Cette étude conclut que le salaire minimum n’a pas créé de chômage… Il n’a fait que faire basculer des salariés pauvres dans une catégorie de salaires plus élevée. Cela n’a pas affecté non plus les autres tranches de salaire et donc pas le marché de l’emploi dans son ensemble. Tant que la demande pour les produits et services produits par ces employés au salaire minimum subsiste, l’économie s’adapte. Donc, tant que l’Américain avale son burger tout va bien ?

Il y a un bémol à cette étude. Elle révèle que, si les emplois de ‘burger flippers’ ont été préservés, ceux du secteur manufacturier ont ete perdus. Doit-on en conclure que le salaire minimum n’a pas d’effet sur l’emploi tant que ces emplois vont satisfaire une demande interne nationale qui ne peut pas s’approvisionner ailleurs ? Les économistes de cette recherche ne vont pas aussi loin dans leurs conclusions. Ce qui ne nous empêche de nous poser nous-mêmes la question : est-ce une bonne idée de maintenir le salaire minimum à Maurice ?

Électoralement, c’est brillant. Économiquement, c’est moins sûr. Beaucoup moins sûr car Maurice ce n’est pas les États-Unis. Notre marché interne est restreint et notre économie est tournée vers l’exportation. Ce qui fait que la demande pour nos produits n’est pas locale mais provient d’acheteurs étrangers, qui nous mettent en concurrence avec des pays qui pratiquent des salaires très faibles.

Si les statistiques racontent une histoire chez nous, c’est celle de l’affaiblissement de la demande de nos produits et services (sucre, textile, tourisme, offshore). En clair, si les étrangers trouvent nos produits trop chers et qu’en plus les salaires pour les produire sont plus élevés, nous risquons d’être coincés à la fois par la demande affaiblie et les coûts plus élevés…

Une question se pose alors : peut-on choisir un salaire minimum dans une économie portée vers les marchés d’exportation ? Ou faudrait-il alors sacrifier toute velléité de salaire minimum pour satisfaire l’exigence de s’aligner sur les coûts de production de nos concurrents, avec des salaires au-dessous du minimum ?

Il se trouve que les Mauriciens, eux, veulent du salaire minimum.
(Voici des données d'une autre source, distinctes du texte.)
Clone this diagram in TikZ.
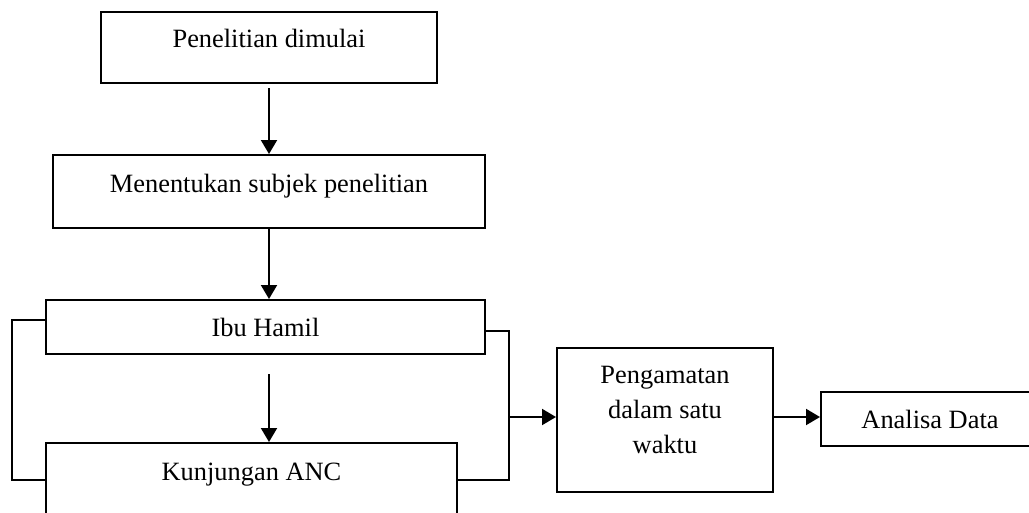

Nombreux sont ceux qui ont voté en ce sens. Ils ont voté pour une économie qui reprend le contrôle des inégalités et décide par elle-même de la rémunération des plus vulnérables de ses travailleurs. Reste que si la demande pour nos produits s’affaiblit à quoi seront employés les Mauriciens ? Comment éviter le chômage ?

Dans la conjoncture, le pays aurait alors deux choix.

Le premier est de décider que nous allons tout faire pour que les étrangers continuent d’acheter nos produits. Ce qui veut dire de laisser glisser la roupie pour maintenir notre compétitivité à l’international. Au final, tous les salaires libellés en roupies diminueraient sauf ceux du bas de l’échelle qui auraient été soutenus par le salaire minimum. Les conditions actuelles sont réunies pour ce scénario.

Le deuxième choix, plus audacieux, serait de lâcher prise avec l’idée de vendre à l’international et de recentrer les stratégies de production et de commercialisation pour satisfaire les besoins matériels des Mauriciens eux-mêmes. Les Mauriciens changeraient de jobs. Ils ne seraient plus dans les usines ou dans les hôtels mais dans les champs pour produire notre alimentation, dans les ateliers pour produire nos vêtements, dans des petites usines pour fabriquer des biens de consommation courante qui ne seraient plus importés massivement de l’Asie.

Drôle d’idée ? Peut-être… Cela parait étrange de poser la problématique en ces termes. Étrange et surréaliste dans un pays qui, dès sa conception, a choisi d’exporter du sucre et d’importer à peu près tout le reste, y compris son riz et sa farine. C’est pourtant le modèle de l’économie plus durable, locale et circulaire du futur.